WORK REQUIRED
Please print the lines between the one with "Emit a Python" and the one with "plt.rcParams['font.family'] = ['Liberation", both ends included, exactly as written, with no pictures.

SUPPLIED RECORDS
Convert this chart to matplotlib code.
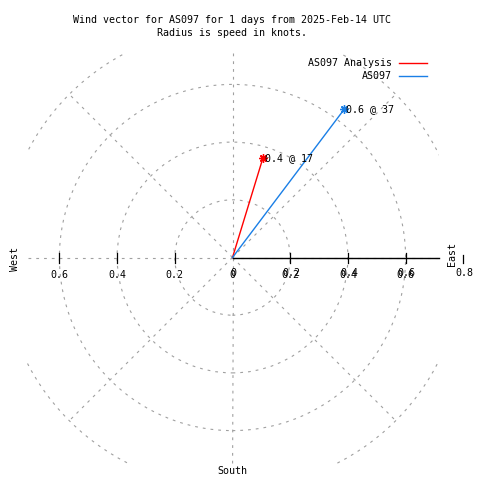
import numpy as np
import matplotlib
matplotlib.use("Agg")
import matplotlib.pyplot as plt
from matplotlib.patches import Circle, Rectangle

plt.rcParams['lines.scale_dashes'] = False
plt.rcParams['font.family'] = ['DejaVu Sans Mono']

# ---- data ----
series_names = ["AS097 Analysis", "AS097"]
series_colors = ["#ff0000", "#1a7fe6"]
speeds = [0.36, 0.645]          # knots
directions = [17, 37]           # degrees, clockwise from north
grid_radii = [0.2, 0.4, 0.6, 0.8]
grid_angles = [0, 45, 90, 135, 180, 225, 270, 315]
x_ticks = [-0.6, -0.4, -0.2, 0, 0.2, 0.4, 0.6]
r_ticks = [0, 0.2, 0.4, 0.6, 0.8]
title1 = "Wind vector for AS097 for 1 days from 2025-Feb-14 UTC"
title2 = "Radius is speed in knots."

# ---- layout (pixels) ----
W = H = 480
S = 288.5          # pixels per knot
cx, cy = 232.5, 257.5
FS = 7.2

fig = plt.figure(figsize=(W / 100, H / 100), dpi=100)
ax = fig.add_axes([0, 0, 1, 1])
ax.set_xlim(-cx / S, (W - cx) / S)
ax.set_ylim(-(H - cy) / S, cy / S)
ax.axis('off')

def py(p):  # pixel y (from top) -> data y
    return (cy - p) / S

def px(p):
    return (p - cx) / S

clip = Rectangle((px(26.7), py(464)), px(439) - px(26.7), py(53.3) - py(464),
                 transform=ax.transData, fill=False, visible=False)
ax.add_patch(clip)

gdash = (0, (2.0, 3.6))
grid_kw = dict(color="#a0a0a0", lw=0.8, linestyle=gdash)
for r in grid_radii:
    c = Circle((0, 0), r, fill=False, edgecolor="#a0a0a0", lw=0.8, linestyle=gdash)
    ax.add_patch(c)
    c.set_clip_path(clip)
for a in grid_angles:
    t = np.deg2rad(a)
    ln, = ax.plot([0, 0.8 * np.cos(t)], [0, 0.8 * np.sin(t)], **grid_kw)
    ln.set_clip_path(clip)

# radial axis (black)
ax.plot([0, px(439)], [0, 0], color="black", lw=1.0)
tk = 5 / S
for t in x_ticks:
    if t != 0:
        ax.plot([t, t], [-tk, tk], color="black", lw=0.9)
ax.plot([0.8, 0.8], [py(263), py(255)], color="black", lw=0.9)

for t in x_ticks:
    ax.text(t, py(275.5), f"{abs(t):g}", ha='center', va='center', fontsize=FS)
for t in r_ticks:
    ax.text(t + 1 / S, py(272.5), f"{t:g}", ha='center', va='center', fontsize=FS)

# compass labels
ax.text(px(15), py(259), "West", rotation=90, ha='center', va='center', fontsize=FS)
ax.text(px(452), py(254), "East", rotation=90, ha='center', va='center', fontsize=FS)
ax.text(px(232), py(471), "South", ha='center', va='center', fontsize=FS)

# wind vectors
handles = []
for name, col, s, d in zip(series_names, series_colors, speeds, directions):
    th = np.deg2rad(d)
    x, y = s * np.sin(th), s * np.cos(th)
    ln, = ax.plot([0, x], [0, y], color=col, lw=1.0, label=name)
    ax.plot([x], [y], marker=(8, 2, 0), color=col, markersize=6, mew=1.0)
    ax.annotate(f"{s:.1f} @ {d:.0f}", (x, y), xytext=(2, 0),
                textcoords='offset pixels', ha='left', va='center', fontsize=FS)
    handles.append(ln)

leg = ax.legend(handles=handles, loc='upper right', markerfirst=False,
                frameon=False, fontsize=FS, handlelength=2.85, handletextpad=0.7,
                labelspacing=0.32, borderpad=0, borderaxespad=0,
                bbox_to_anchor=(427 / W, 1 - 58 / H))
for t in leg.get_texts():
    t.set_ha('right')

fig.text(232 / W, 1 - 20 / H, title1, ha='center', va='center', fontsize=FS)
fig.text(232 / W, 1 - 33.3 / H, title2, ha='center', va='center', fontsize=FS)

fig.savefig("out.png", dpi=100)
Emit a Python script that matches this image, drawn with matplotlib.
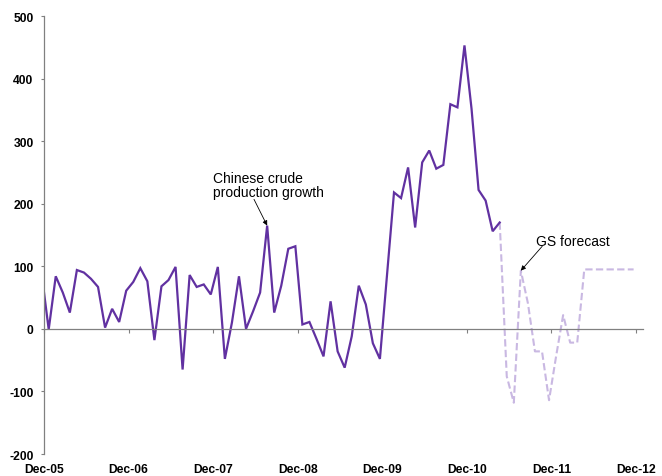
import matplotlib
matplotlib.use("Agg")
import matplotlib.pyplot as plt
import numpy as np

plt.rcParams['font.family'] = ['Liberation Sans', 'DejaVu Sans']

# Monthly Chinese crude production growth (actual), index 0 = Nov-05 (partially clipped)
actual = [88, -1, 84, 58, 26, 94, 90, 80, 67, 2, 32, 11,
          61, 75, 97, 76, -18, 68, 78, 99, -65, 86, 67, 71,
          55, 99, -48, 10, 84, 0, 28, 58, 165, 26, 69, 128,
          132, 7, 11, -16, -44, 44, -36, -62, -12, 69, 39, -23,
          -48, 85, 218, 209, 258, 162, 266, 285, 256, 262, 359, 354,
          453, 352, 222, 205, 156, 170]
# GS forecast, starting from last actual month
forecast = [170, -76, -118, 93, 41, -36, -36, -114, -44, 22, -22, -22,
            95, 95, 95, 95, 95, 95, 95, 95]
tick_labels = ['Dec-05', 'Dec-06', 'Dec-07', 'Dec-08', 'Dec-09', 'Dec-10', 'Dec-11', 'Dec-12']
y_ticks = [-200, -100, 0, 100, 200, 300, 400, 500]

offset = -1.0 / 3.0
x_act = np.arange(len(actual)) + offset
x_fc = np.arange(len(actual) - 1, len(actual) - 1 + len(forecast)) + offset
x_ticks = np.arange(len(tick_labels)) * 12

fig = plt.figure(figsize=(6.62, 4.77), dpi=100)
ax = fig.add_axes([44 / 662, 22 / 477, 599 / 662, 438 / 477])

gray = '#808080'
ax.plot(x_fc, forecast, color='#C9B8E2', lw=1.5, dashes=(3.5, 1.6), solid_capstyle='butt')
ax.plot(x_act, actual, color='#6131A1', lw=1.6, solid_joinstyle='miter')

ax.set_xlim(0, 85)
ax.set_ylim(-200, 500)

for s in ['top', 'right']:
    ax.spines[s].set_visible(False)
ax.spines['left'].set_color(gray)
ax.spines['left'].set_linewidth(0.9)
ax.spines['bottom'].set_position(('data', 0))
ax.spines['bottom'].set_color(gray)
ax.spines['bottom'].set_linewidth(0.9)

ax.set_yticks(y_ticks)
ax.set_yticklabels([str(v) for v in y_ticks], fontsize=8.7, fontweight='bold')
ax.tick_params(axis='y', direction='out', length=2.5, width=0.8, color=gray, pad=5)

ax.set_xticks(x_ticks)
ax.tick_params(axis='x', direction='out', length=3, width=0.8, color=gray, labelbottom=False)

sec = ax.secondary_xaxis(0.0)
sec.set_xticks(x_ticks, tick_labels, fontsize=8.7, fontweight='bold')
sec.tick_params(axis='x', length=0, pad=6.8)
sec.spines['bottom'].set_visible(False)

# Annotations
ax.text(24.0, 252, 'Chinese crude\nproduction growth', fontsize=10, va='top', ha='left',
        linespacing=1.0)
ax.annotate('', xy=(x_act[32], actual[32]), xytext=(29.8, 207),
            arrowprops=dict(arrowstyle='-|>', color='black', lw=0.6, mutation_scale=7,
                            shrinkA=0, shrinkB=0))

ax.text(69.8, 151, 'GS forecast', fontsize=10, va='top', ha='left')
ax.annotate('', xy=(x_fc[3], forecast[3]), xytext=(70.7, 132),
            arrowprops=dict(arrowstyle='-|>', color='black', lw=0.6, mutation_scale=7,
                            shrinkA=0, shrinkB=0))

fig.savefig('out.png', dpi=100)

TASK ANSWER
Emit a Python script that matches this image, drawn with matplotlib.
import matplotlib
matplotlib.use("Agg")
import matplotlib.pyplot as plt
import numpy as np

plt.rcParams['font.family'] = ['Liberation Sans', 'DejaVu Sans']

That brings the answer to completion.